Kıskançlığın Gölgesinde Başarı
Hayatın ilginç bir tarafı vardır; bir insan ne kadar çalışır, çabalar, emek verip zirveye tırmanırsa, arkasından o kadar söz edilir. Sanki başarı, sadece alkış değil, aynı zamanda kıskançlık ve dedikodu da getirir. İnsan tabiatı böyledir; başarıyı görünce bir durur, düşünür, kendiyle hesaplaşır. Ama çoğu kez bu hesaplaşma cesaret ister. Cesareti olmayanlar ise dedikoduya sarılır.

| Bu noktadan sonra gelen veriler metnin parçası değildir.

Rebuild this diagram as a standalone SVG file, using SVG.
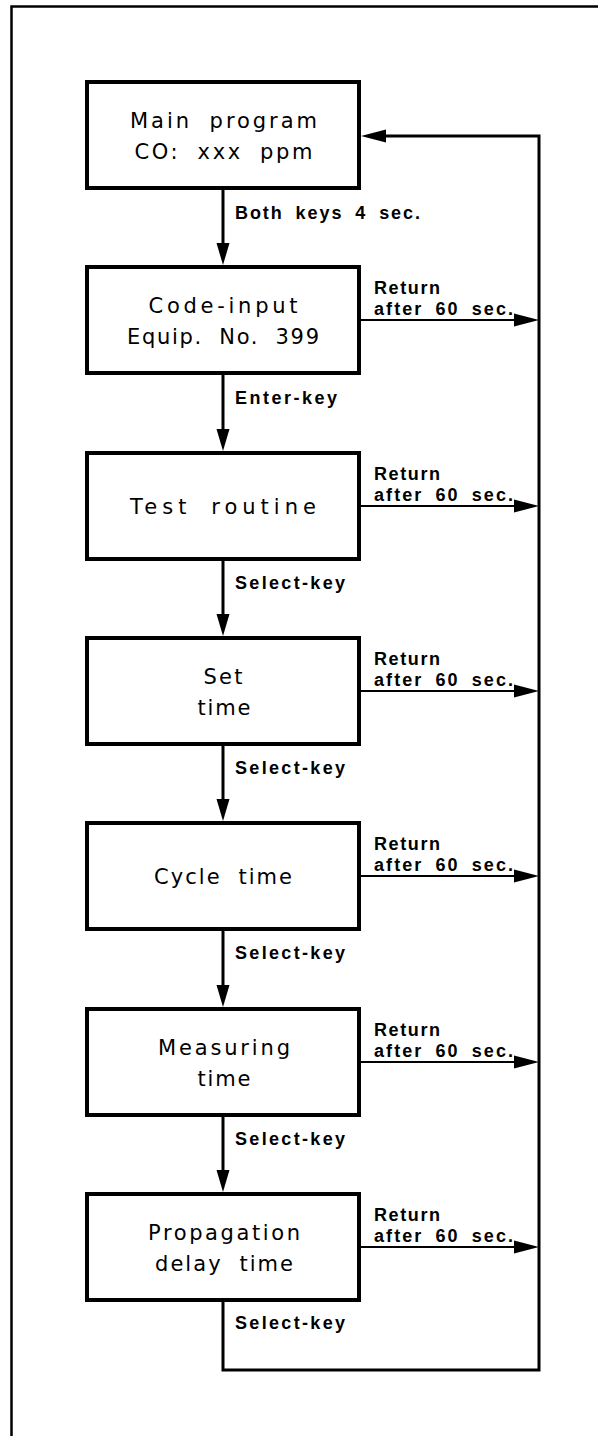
<svg xmlns="http://www.w3.org/2000/svg" width="598" height="1436" viewBox="0 0 598 1436">
<style>
.box{fill:#fff;stroke:#000;stroke-width:4}
.bt{font-family:"DejaVu Sans","Liberation Sans",sans-serif;font-size:21px;fill:#000;text-anchor:middle;word-spacing:8px}
.lb{font-family:"Liberation Sans",Arial,sans-serif;font-size:18px;font-weight:bold;fill:#000;word-spacing:5px}
.ln{fill:none;stroke:#000;stroke-width:3}
.rl{fill:none;stroke:#000;stroke-width:2.2}
.ah{fill:#000;stroke:none}
</style>
<rect width="598" height="1436" fill="#fff"/>
<path d="M598,6.5 H11.5 V1436" fill="none" stroke="#000" stroke-width="2.5"/>

<g id="connectors">
  <line class="ln" x1="223" y1="190" x2="223" y2="245"/>
  <polygon class="ah" points="223,265 216.5,243 229.5,243"/>
  <line class="ln" x1="223" y1="375" x2="223" y2="431"/>
  <polygon class="ah" points="223,451 216.5,429 229.5,429"/>
  <line class="ln" x1="223" y1="561" x2="223" y2="616"/>
  <polygon class="ah" points="223,636 216.5,614 229.5,614"/>
  <line class="ln" x1="223" y1="746" x2="223" y2="801"/>
  <polygon class="ah" points="223,821 216.5,799 229.5,799"/>
  <line class="ln" x1="223" y1="931" x2="223" y2="987"/>
  <polygon class="ah" points="223,1007 216.5,985 229.5,985"/>
  <line class="ln" x1="223" y1="1117" x2="223" y2="1172"/>
  <polygon class="ah" points="223,1192 216.5,1170 229.5,1170"/>
  <polyline class="ln" points="223,1302 223,1370 539,1370 539,136 383,136"/>
  <polygon class="ah" points="361,136 386,129.5 386,142.5"/>
  <line class="rl" x1="361" y1="320" x2="517" y2="320"/>
  <polygon class="ah" points="539,320 514,313.5 514,326.5"/>
  <line class="rl" x1="361" y1="506" x2="517" y2="506"/>
  <polygon class="ah" points="539,506 514,499.5 514,512.5"/>
  <line class="rl" x1="361" y1="691" x2="517" y2="691"/>
  <polygon class="ah" points="539,691 514,684.5 514,697.5"/>
  <line class="rl" x1="361" y1="876" x2="517" y2="876"/>
  <polygon class="ah" points="539,876 514,869.5 514,882.5"/>
  <line class="rl" x1="361" y1="1062" x2="517" y2="1062"/>
  <polygon class="ah" points="539,1062 514,1055.5 514,1068.5"/>
  <line class="rl" x1="361" y1="1247" x2="517" y2="1247"/>
  <polygon class="ah" points="539,1247 514,1240.5 514,1253.5"/>
  <text class="lb" x="235" y="219" textLength="185" lengthAdjust="spacing">Both keys 4 sec.</text>
  <text class="lb" x="235" y="404" textLength="102" lengthAdjust="spacing">Enter-key</text>
  <text class="lb" x="235" y="589" textLength="110" lengthAdjust="spacing">Select-key</text>
  <text class="lb" x="235" y="774" textLength="110" lengthAdjust="spacing">Select-key</text>
  <text class="lb" x="235" y="959" textLength="110" lengthAdjust="spacing">Select-key</text>
  <text class="lb" x="235" y="1145" textLength="110" lengthAdjust="spacing">Select-key</text>
  <text class="lb" x="235" y="1329" textLength="110" lengthAdjust="spacing">Select-key</text>
  <text class="lb" x="374" y="294" textLength="66" lengthAdjust="spacing">Return</text>
  <text class="lb" x="374" y="315" textLength="139" lengthAdjust="spacing">after 60 sec.</text>
  <text class="lb" x="374" y="480" textLength="66" lengthAdjust="spacing">Return</text>
  <text class="lb" x="374" y="501" textLength="139" lengthAdjust="spacing">after 60 sec.</text>
  <text class="lb" x="374" y="665" textLength="66" lengthAdjust="spacing">Return</text>
  <text class="lb" x="374" y="686" textLength="139" lengthAdjust="spacing">after 60 sec.</text>
  <text class="lb" x="374" y="850" textLength="66" lengthAdjust="spacing">Return</text>
  <text class="lb" x="374" y="871" textLength="139" lengthAdjust="spacing">after 60 sec.</text>
  <text class="lb" x="374" y="1036" textLength="66" lengthAdjust="spacing">Return</text>
  <text class="lb" x="374" y="1057" textLength="139" lengthAdjust="spacing">after 60 sec.</text>
  <text class="lb" x="374" y="1221" textLength="66" lengthAdjust="spacing">Return</text>
  <text class="lb" x="374" y="1242" textLength="139" lengthAdjust="spacing">after 60 sec.</text>
</g>

<g id="main-program">
  <rect class="box" x="87" y="82" width="272" height="106"/>
  <text class="bt" x="223.5" y="128" textLength="187" lengthAdjust="spacing">Main program</text>
  <text class="bt" x="223.5" y="159" textLength="178" lengthAdjust="spacing">CO: xxx ppm</text>
</g>
<g id="code-input">
  <rect class="box" x="87" y="267" width="272" height="106"/>
  <text class="bt" x="223" y="313" textLength="149" lengthAdjust="spacing">Code-input</text>
  <text class="bt" x="223" y="344" textLength="192" lengthAdjust="spacing">Equip. No. 399</text>
</g>
<g id="test-routine">
  <rect class="box" x="87" y="453" width="272" height="106"/>
  <text class="bt" x="223" y="514" textLength="186" lengthAdjust="spacing">Test routine</text>
</g>
<g id="set-time">
  <rect class="box" x="87" y="638" width="272" height="106"/>
  <text class="bt" x="223" y="684" textLength="39" lengthAdjust="spacing">Set</text>
  <text class="bt" x="224" y="715" textLength="53" lengthAdjust="spacing">time</text>
</g>
<g id="cycle-time">
  <rect class="box" x="87" y="823" width="272" height="106"/>
  <text class="bt" x="223" y="884" textLength="138" lengthAdjust="spacing">Cycle time</text>
</g>
<g id="measuring-time">
  <rect class="box" x="87" y="1009" width="272" height="106"/>
  <text class="bt" x="224" y="1055" textLength="132" lengthAdjust="spacing">Measuring</text>
  <text class="bt" x="224" y="1086" textLength="53" lengthAdjust="spacing">time</text>
</g>
<g id="propagation-delay-time">
  <rect class="box" x="87" y="1194" width="272" height="106"/>
  <text class="bt" x="224" y="1240" textLength="152" lengthAdjust="spacing">Propagation</text>
  <text class="bt" x="224" y="1271" textLength="138" lengthAdjust="spacing">delay time</text>
</g>
</svg>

İnsanoğlu, başarısını kıskandığı kişiyi aslında bir ayna gibi görür. O kişi, onun yapamadıklarını yapmış, cesaret edemediği adımları atmıştır. Bu ayna bazen rahatsız eder; çünkü insan kendi eksiklerini görmek istemez. Eksiklerini kabul etmek zordur, zaman ister, emek ister. Oysa iftira atmak, konuşmak, küçümsemek kolaydır. Kolay olan her zaman daha çok tercih edilir.
Hele ki küçük şehirlerde başarı daha da göze batar. “Benden daha iyi olmasın” düşüncesi, görünmez bir sis gibi insanların arasına yayılır. Birinin parlaması, diğerinin gölgesini uzatır. O gölge büyüdükçe de dedikodu çoğalır. Belki de bu yüzden en çok zirvedekiler konuşulur. Dağın tepesinde rüzgâr güçlü eser; zirveye çıkanın karşılaştığı rüzgâr da budur: kıskançlık rüzgârı.
Ego da bu oyunun önemli bir oyuncusudur. Başarılı olanı övmek yerine “Şansı vardı”, “Torpili olmasa yapamazdı”, “Bir bildiğimiz var” gibi cümleler üreterek kendini rahatlatır. Bu söylemler, kişinin iç dünyasında bir nevi pansuman görevi görür. Ama pansuman yaranın kendisini iyileştirmez; sadece üzerini örter.
Asıl gerçek şudur:
Başarılı insanın kusuru yoktur, konuşanların iç dünyasında çözülmemiş hesaplar vardır.
Çalışan, üreten, emek veren insan yoluna bakar. Çünkü bilir ki konuşan konuşur, çalışan kazanır. Dedikodu gölgede kalır, emek güneşte parıldar.
Ve hayatın adaleti budur:
Kim ne derse desin, başarıya laf işlemez.
Emek, sonunda mutlaka kendi hakkını alır.